Comfort food comes in all shapes and sizes, and, in the case of chicken cacciatore, it also comes in all manner of definitions. I was able to narrow down that it comes from cacciare, which means to shoo something away and that cacciatore means to hunt and that the dish is hunter style but that was about it. I considered asking a relative but I was afraid the answer would be something like (please say this in your head with a Brooklyn style Italian accent) "Oh, yeah, chicken cacciatore was invented by your great uncle in Abbruzzi. When he went out cacciatorin’ his wife had to shoo the chickens out of the kitchen before he left. And well, the one that wouldn't get out, forget about it, into the fryin’ pan."
The world may never know.
Let us assume that the dish is reminiscent of our western dishes used to serve the cowboys on the range. Chicken cacciatore is rustic, down-home and delicious. There are many variations on the dish as well. Many have mushrooms, some are served over noodles, some over rice, although I am fairly certain the rice was never served in any part of Renaissance Italy ... ever.
The traditional dish we make today is combination of recipes that are classic in every sense with one exception — the chicken. This dish calls for chicken pieces both white and dark and with the skin and the bones. Now in an effort to be healthy I have used only skinless breast meat. Also, I really despise eating chicken on the bone; to me it is just too much eating the flesh reality and in the words of author Dean Koontz “Humans just can’t handle too much reality." I am no exception to the rule.
Now when cooking with skinless breast meat you have to take some measures to ensure that the chicken stays moist throughout the cooking process. I have a tried and true, albeit nontraditional method — brining. We will begin there before the real recipe even gets started. Take your chicken breasts and lay then in a large bowl and cover with water. Add ¼ cup of salt and of sugar. I also added a couple of cloves of crushed garlic and three sage leaves. Cover and stick this in the fridge for a couple of hours. It is a guarantee that the chicken will stay juicy.
Now let’s cook and celebrate that we do not have to hunt for our chicken, shoo it out of the kitchen or wrestle it into the frying pan ourselves.
Large bowl for brining
Large skillet with a lid
Small bowl for dredging the chicken
6 chicken breasts
2 teaspoons salt, more to taste
1 teaspoon freshly ground black pepper, more to taste
1/2 cup all purpose flour
3 tablespoons olive oil
1 large red bell pepper, in rings
1 onion, chopped
3 garlic cloves, finely chopped
3/4 cup dry white wine (I use cooking wine)
1 can of tomato sauce or chopped tomatoes with juices
3/4 cup chicken broth
3 tablespoons drained capers
1 1/2 teaspoons dried oregano leaves
Putting It All Together
Take the chicken breasts out of the brine water and lay on a plate to dry; you can dab them with a paper towel to help the process.
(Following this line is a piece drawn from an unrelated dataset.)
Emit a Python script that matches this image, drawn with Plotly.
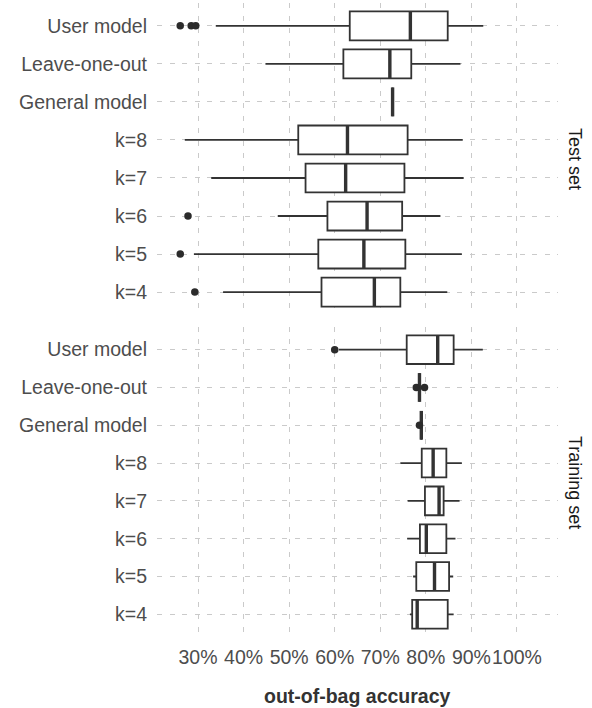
import plotly.graph_objects as go

categories = ["User model", "Leave-one-out", "General model", "k=8", "k=7", "k=6", "k=5", "k=4"]

# Test set statistics (percent)
test_lower = [33.9, 44.8, 72.7, 27.1, 32.9, 47.5, 29.1, 35.5]
test_q1 = [63.3, 61.9, 72.7, 52.0, 53.6, 58.4, 56.4, 57.1]
test_median = [76.6, 72.1, 72.7, 62.8, 62.4, 67.1, 66.4, 68.7]
test_q3 = [84.8, 76.8, 72.7, 76.0, 75.3, 74.8, 75.5, 74.4]
test_upper = [92.6, 87.6, 72.7, 88.1, 88.3, 83.2, 87.9, 84.7]
test_outlier_cat = ["User model", "User model", "User model", "k=6", "k=5", "k=4"]
test_outlier_val = [26.1, 28.5, 29.5, 27.8, 26.1, 29.3]

# Training set statistics (percent)
train_lower = [60.9, 78.6, 79.0, 74.4, 76.0, 75.9, 77.2, 76.5]
train_q1 = [75.8, 78.6, 79.0, 79.1, 79.8, 78.7, 77.9, 77.0]
train_median = [82.6, 78.6, 79.0, 81.6, 82.9, 80.1, 81.9, 78.1]
train_q3 = [86.1, 78.6, 79.0, 84.5, 83.9, 84.5, 85.1, 84.8]
train_upper = [92.5, 78.6, 79.0, 87.9, 87.4, 86.5, 86.0, 86.1]
train_outlier_cat = ["User model", "Leave-one-out", "Leave-one-out", "General model"]
train_outlier_val = [60.0, 77.9, 79.7, 78.6]

x_ticks = [30, 40, 50, 60, 70, 80, 90, 100]
x_ticktext = ["30%", "40%", "50%", "60%", "70%", "80%", "90%", "100%"]

panel_labels = ["Test set", "Training set"]

# ---------------------------------------------------------------
n = len(categories)
pos = {c: n - i for i, c in enumerate(categories)}  # top category highest
positions = [pos[c] for c in categories]
BOX_W = 0.76
LINE_C = "#333333"
FONT = "Liberation Sans, Arial, sans-serif"

fig = go.Figure()


def add_panel(lower, q1, med, q3, upper, out_cat, out_val, xa, ya):
    fig.add_trace(go.Box(
        y=positions, q1=q1, median=med, q3=q3,
        lowerfence=lower, upperfence=upper,
        orientation="h", width=BOX_W, whiskerwidth=0,
        fillcolor="white", line=dict(color=LINE_C, width=1.8),
        boxpoints=False, hoverinfo="skip", showlegend=False,
        xaxis=xa, yaxis=ya,
    ))
    mx, my = [], []
    for p, m in zip(positions, med):
        mx += [m, m, None]
        my += [p - BOX_W / 2, p + BOX_W / 2, None]
    fig.add_trace(go.Scatter(
        x=mx, y=my, mode="lines", line=dict(color=LINE_C, width=3.4),
        hoverinfo="skip", showlegend=False, xaxis=xa, yaxis=ya,
    ))
    fig.add_trace(go.Scatter(
        x=out_val, y=[pos[c] for c in out_cat], mode="markers",
        marker=dict(color="#2B2B2B", size=7.5),
        hoverinfo="skip", showlegend=False, xaxis=xa, yaxis=ya,
    ))


add_panel(test_lower, test_q1, test_median, test_q3, test_upper,
          test_outlier_cat, test_outlier_val, "x2", "y2")
add_panel(train_lower, train_q1, train_median, train_q3, train_upper,
          train_outlier_cat, train_outlier_val, "x", "y")

grid = dict(showgrid=True, gridcolor="#CACACA", gridwidth=1.4, griddash="5px,7.5px",
            zeroline=False, showline=False, ticks="")

xcommon = dict(range=[21, 109], tickvals=x_ticks, ticktext=x_ticktext, tickangle=0, **grid)
ycommon = dict(range=[0.4, n + 0.6], tickvals=positions, ticktext=categories,
               tickfont=dict(family=FONT, size=19.5, color="#4D4D4D"),
               ticklabelstandoff=9, **grid)

fig.update_layout(
    width=592, height=708,
    margin=dict(l=157, r=34, t=3, b=71),
    paper_bgcolor="white", plot_bgcolor="white",
    font=dict(family=FONT),
    hovermode=False,
    xaxis=dict(domain=[0, 1], anchor="y", ticklabelstandoff=6,
               tickfont=dict(family=FONT, size=19.5, color="#4D4D4D"), **xcommon),
    xaxis2=dict(domain=[0, 1], anchor="y2", matches="x", showticklabels=False, **xcommon),
    yaxis=dict(domain=[0, 0.489], anchor="x", **ycommon),
    yaxis2=dict(domain=[0.508, 1], anchor="x2", **ycommon),
    annotations=[
        dict(text=panel_labels[0], xref="paper", yref="y2 domain", x=1.0424, y=0.5,
             textangle=90, showarrow=False, xanchor="center", yanchor="middle",
             font=dict(family=FONT, size=18, color="#1A1A1A")),
        dict(text=panel_labels[1], xref="paper", yref="y domain", x=1.0424, y=0.5,
             textangle=90, showarrow=False, xanchor="center", yanchor="middle",
             font=dict(family=FONT, size=18, color="#1A1A1A")),
        dict(text="<b>out-of-bag accuracy</b>", xref="paper", yref="paper",
             x=0.5, y=-0.0926, showarrow=False, xanchor="center", yanchor="middle",
             font=dict(family=FONT, size=19.5, color="#333333")),
    ],
)

fig.write_html("out.html", config={"displayModeBar": False},
               post_script="document.body.style.margin='0';document.body.style.overflow='hidden';")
Add the olive oil to the skillet and heat on medium-high. In the small bowl put your flour. Take salt and pepper and season both sides of the chicken. Coat the chicken with the flour and add to the hot skillet. Cook the chicken until the outside is just brown. Remove the chicken and set aside. Now take the onions, peppers and garlic and add it to the same pan and sprinkle with salt and pepper. Saute until the onions are soft but not caramel in color, about six minutes. Add the white wine (there is no need to use the good stuff; you can of course but I used good old cooking wine and it came out great) and let the liquid reduce by about half. Throw in the capers, tomatoes and oregano. Stir the mixture and add the chicken back in. Cover and cook about 30 minutes over medium heat. That’s it. This dish is so simple and yet so elegant everyone is sure to love it.
A great side idea for the chicken is a simple pasta. Cook up a little spaghetti. In a small sauce pan heat two tablespoons of olive oil, a little fresh garlic, salt and pepper and a teaspoon of butter. Let the garlic cook for about four minutes but do not allow the oil and butter to smoke. Toss the pasta with the sauce, agli e olio and top with some Parmesan cheese and basil.
This is a great weeknight dish and since the chicken was brined it will not dry out in the fridge and is good for two days.